The record shows that this Thomas GRAVES probably had at least three sons who were transported to America, but only two of which were transported at the expense of Thomas GRAYE/GRAVES. And these two sons bore the names Thomas and William. We also know that Thomas GRAVES had a son named Thomas who is believed to have been born about 1616. I haven't gotten any traction yet on the servants. They certainly did NOT appear with Thomas GRAVES in the Muster of 1623/4 or 1624/5.
But this record is perhaps as interesting for what it does NOT say as for what it DOES say. Thomas GRAYE of James Citie has a wife named Margaret and children named William and Jone. While the son named WIlliam WOULD match the Patent, the wife named Margaret does NOT MATCH what the Patent says. And the daughter "Jone" or "Joan" is unmentioned in the Patent. One would be inclined to think that she would be named for an additional fifty acres, as well, if this Patent relates to Thomas GRAYE of James Citie.
Now it is also true that the John GRAVES Patent of 09 Aug 1637 claims Thomas GRAVES and Thomas GRAVES Jr., each of which would have been claimed TWICE if the Thomas GRAY Patent is actually for Thomas GRAVES.
Still, on balance, I am inclined to believe that Thomas GRAVES, of Accomack, is the SAME Thomas GRAY shown in the Patent of 21 July 1635. Bear also in mind that Thomas GRAVES is known to have died in 1636 BEFORE his son John GRAVES prepared the later Patent. So it is certainly possible that John GRAVES was unaware that the land Patented in 1635 included a portion for the transportation of Thomas GRAVES and Thomas GRAVES Jr.

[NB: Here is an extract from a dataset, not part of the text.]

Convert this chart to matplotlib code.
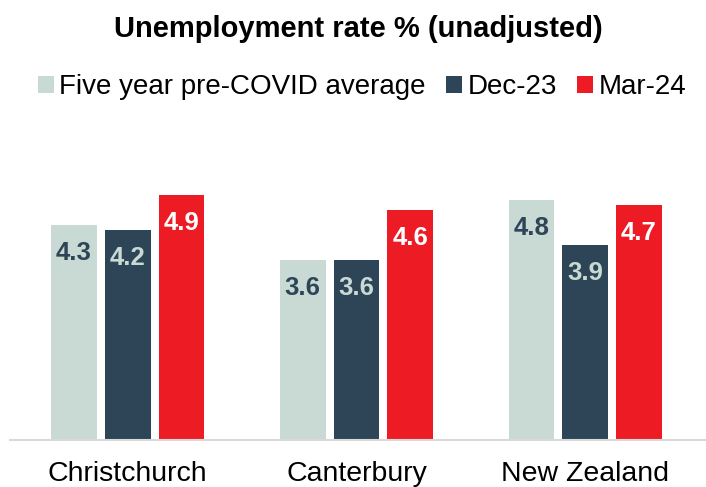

I would suggest that GRAVES genealogists seriously consider the possibility that Thomas GRAVES was married three times and that his wives were:
Finally, I would suggest the consideration of the possibility that Thomas GRAVES married Katherine GRAYGOOSE on 29 JAN 1627 at Saint Gregory By Saint Paul, London, London, England, precisely the SAME church where William ROPER married Hannah HALLAM on 19 JAN 1629. Katherine Graygoose GRAVES and Hannah Hallam ROPER were possibly FRIENDS in London prior to their arrival in Accomack. Hannah ROPER may have died in childbirth sometime after her arrival in the Americas on the Paul in 1635. When Thomas GRAVES died, William ROPER married his young widow.
I would suggest that a careful study be made of not only GRAVES/GRAUE marriages, but also of those of GRAY/GREY/GRAIE to ascertain the best candidates for the marriage of Thomas GRAVES to Anne and to Rebecca.